Reflective Journaling (1):
Assessing my Own Teaching
By
Prof. Jonathan Acuña Solano
Saturday,
September 20, 2014
Twitter:
@jonacuso
Post
146
When
asked to assess your goals for teaching, what are you supposed to reflect upon?
Though the question sounds rather ambiguous, it can be directed to address my
beliefs about the learning process. Understanding that students may be learning
differently in terms of purpose, we must admit that we have
deep-learning-oriented students and surface-learning-guided learners. Based on
this premise, my goals for my teaching is to raise awareness -among my
students- of the importance of developing one’s critical thinking skills. These
skills can be quite practical and useful during one’s professional practice and
career. To sum up, I want my pupils to become thinkers and not just brains that
can regurgitate theory that they cannot relate to anything tangible or
intangible in the real world.
How
about asking yourself about your beliefs about teaching? Though the question
again is ambiguous, once more it can make us reflect on our basic beliefs about
our performance in class. Though I now teach on a sort of blended learning
fashion, I must confess that I need to make good use of my F2F time with my
learners. While I am dealing with students, I see myself as a trainer with a
group of trainees who need to be guided to achieve the course’s goals, but
successfully. Success in this very case is not just to be able to replicate a
behavior, as stated in Bloom’s Taxonomy, but the ability to use the
recently-acquired knowledge in different scenarios related or unrelated to
their current or future working environment. In short, I want to have my pupils
well-trained for the moment they become professionals looking to find their
niche in the working world.
As
a teaching professional at the university level, all of us have to be certain
that learning is coming every single week.
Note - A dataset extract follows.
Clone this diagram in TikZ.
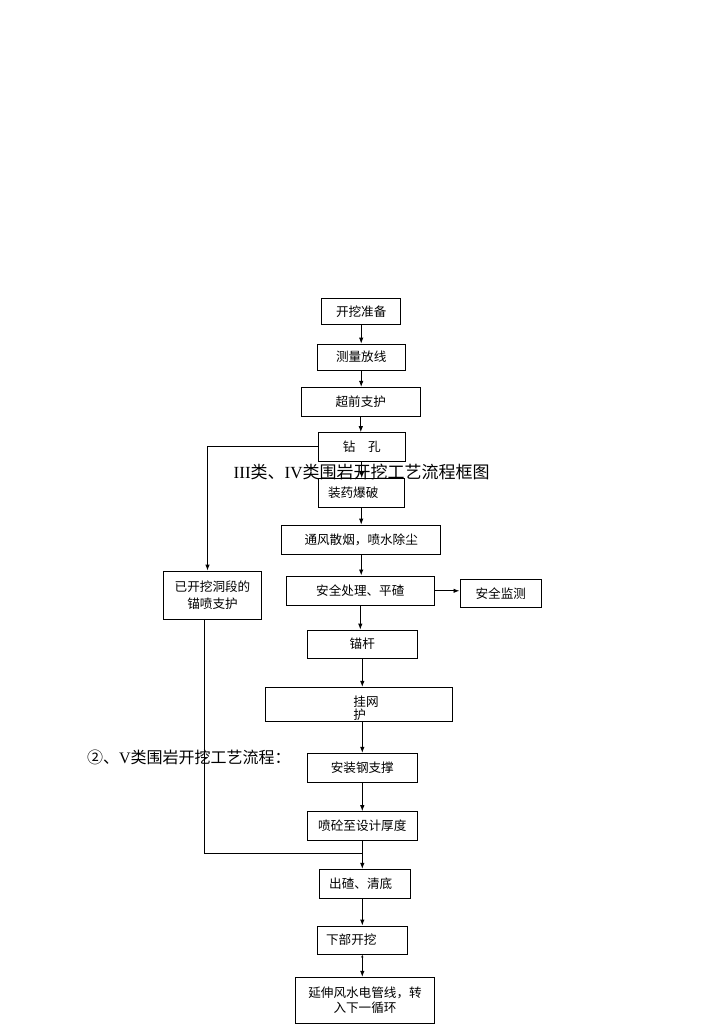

As for my experiences and new
knowledge is the understanding of the learning dichotomy that learners are
exposed to: “deep learning” or “surface learning?” For a test in or out of
class both types of students can succeed, but for what it may mean for one’s
future professional life, it may simple be just a lost memory lying somewhere
in the back of one’s mind that cannot be retrieved, some sort of a blocked
memory. For this learning dichotomy I cannot work with learners unless I design
and then develop a hands-on activity that “forces” them to comprehend processes
and behaviors that they need to replicate to accomplish a final product at the
end of my learning tasks. In brief, PBL (Project-Based Learning) combined with
F2F guidance and a blended phase on their own can be a way to set the path for
students to walk towards their development of deep learning.
Have
you ever been provided with a strategy that resonated with you? I bet all of us
in education “suffer” from frequent epiphanies. My latest sudden realizations
were connected to create an effective “bridge” between what happens in class
(F2F teaching), what learners have to do on their own (application of
newly-acquired knowledge or blended learning scenario), and what needs to
happen in class the next time you meet with your students (learning
consolidation activity and [formative & summative] feedback). The second
was the introduction of dense questioning, a technique used in reading skills,
literature, etc. The combination of these two elements have been quite
enlightening for my current teaching. It never occurred to me that these two
pieces were part of the same puzzle and learning in my teaching journey.
Oxford Brooks University. (2014). What is a
Reflective Journal? Retrieved on 2014, Sept. 20 from the Oxford Brooks
University website at https://www.brookes.ac.uk/services/upgrade/pdf/reflectiveJournal.pdf
Northern Illinois University, Faculty Development
and Instructional Design Center. (2014). Reflective Journals and Learning Logs.